Driving Without a License in North Dakota

What does it mean to drive while your license is expired, revoked, suspended or cancelled in North Dakota?

What does it mean to “drive without a license” in North Dakota?

Driving without a license can refer to three scenarios. You’re stopped for an offense and:

  • You have a license but it’s not in your possession. In other words, you were licensed to drive but lacked proof, an infraction that may be dismissed once you can prove that you possessed a valid license at the time of the incident.  (Note: you may have to pay a fine.)
  • You never applied for a license (or your license expired).  North Dakota Code § 39-06-01 provides that, "an individual may not drive any motor vehicle on a highway or on public or private areas to which the public has a right of access for vehicular use in this state unless the individual has a valid license." Violation is typically a fine of $250 to $1,000.
  • Your license was cancelled, revoked or suspended by the authorities. For first time offenders, this offense (a Class B misdemeanor) is punishable by a fine of $250 to $1000 and up to 30 days in jail.

Who doesn’t have to have a valid North Dakota driver’s license?

North Dakota exempts the following persons from having to possess a valid North Dakota license:

  • An employee of the United States government while operating a motor vehicle owned by or leased to that government and being operated on official business.
  • A nonresident who is at least sixteen years of age, who has in that individual's immediate possession a valid operator's license issued to that individual in that individual's home state or country.
  • A nonresident who is at least sixteen years of age, whose home state or country does not require the licensing of operators, for a period of not more than thirty days in any calendar year without making an application for or obtaining an operator's license of this state, if that individual has in that individual's possession while driving in this state an official certificate showing the lawful registry of the motor vehicle and be able to prove that individual's lawful possession or the right to operate the vehicle and to establish that individual's identity.
  • A member of the armed forces of the United States while that individual is stationed in North Dakota, if that individual has a valid current operator's license from another state.
  • An individual over sixteen years of age who becomes a resident of this state and who has in possession a valid operator's license issued to that individual under the laws of some other state or country or by military authorities of the United States for a period of not more than sixty days after becoming a resident of this state.
  • A member of the North Dakota National Guard operating any military vehicles as authorized by a National Guard operator's license while on duty.

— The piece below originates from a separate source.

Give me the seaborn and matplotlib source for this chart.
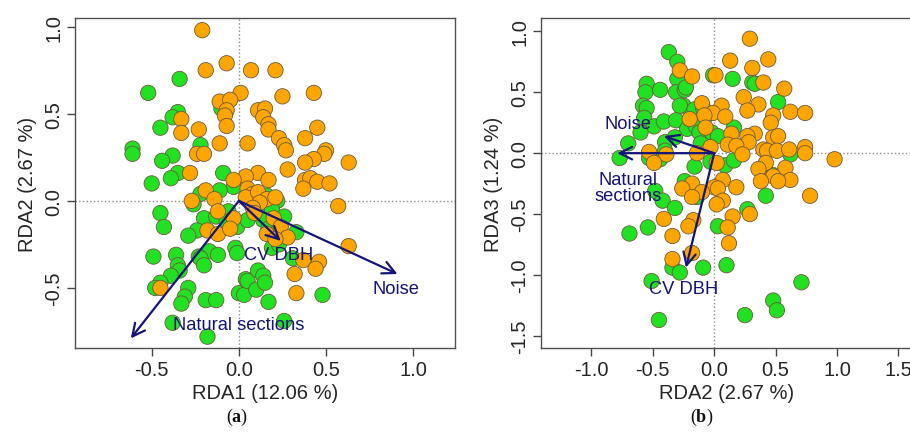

How do you fight the charge?

Fighting a “driving without a license charge” can be difficult.  Once the district attorney or prosecutor alleges that you drove without a valid license, the burden of proof is on you to prove that you did possess a valid driver’s license at the time of your offense. If you don’t have evidence of a license, you lose! Depending on your circumstances, you may benefit from the advice or negotiating skills of an attorney.

Can an undocumented immigrant obtain a driver’s license in North Dakota?

An undocumented immigrant is not permitted to obtain a driver's license in North Dakota.